Cornell Laboratory for Atomic and Solid State Physics

Katja Nowack's Group Enhances Magnetic Imaging Scanning Probes

Cornell researchers used an ultrathin graphene “sandwich” to create a tiny magnetic field sensor that can operate over a greater temperature range than previous sensors, while also detecting miniscule changes in magnetic fields that might otherwise get lost within a larger magnetic background.

The group’s paper, “Magnetic Field Detection Limits for Ultraclean Graphene Hall Sensors,” published Aug. 20 in Nature Communications.

The team was led by Katja Nowack, assistant professor of physics in the College of Arts and Sciences and the paper’s senior author.

Nowack’s lab specializes in using scanning probes to conduct magnetic imaging. One of their go-to probes is the superconducting quantum interference device, or SQUID, which works well at low temperatures and in small magnetic fields.

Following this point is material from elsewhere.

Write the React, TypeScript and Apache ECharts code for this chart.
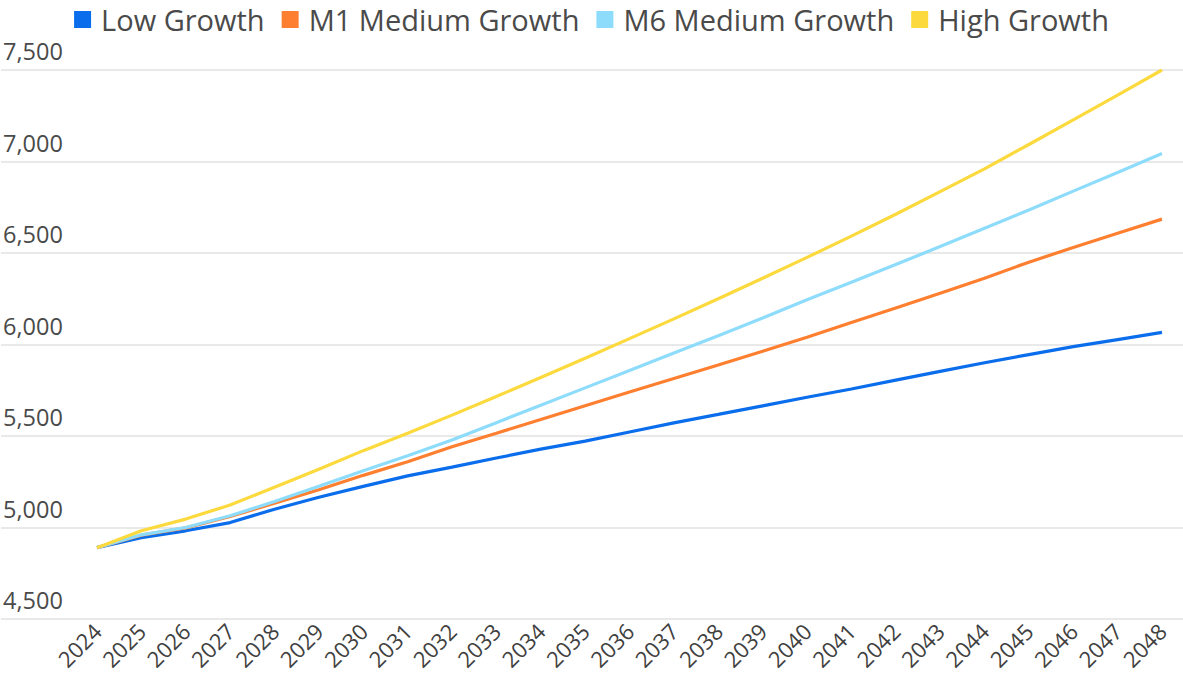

“We wanted to expand the range of parameters that we can explore by using this other type of sensor, which is the Hall-effect sensor,” said doctoral student Brian Schaefer, the paper’s lead author. “It can work at any temperature, and we’ve shown it can work up to high magnetic fields as well. Hall sensors have been used at high magnetic fields before, but they’re usually not able to detect small magnetic field changes on top of that magnetic field.”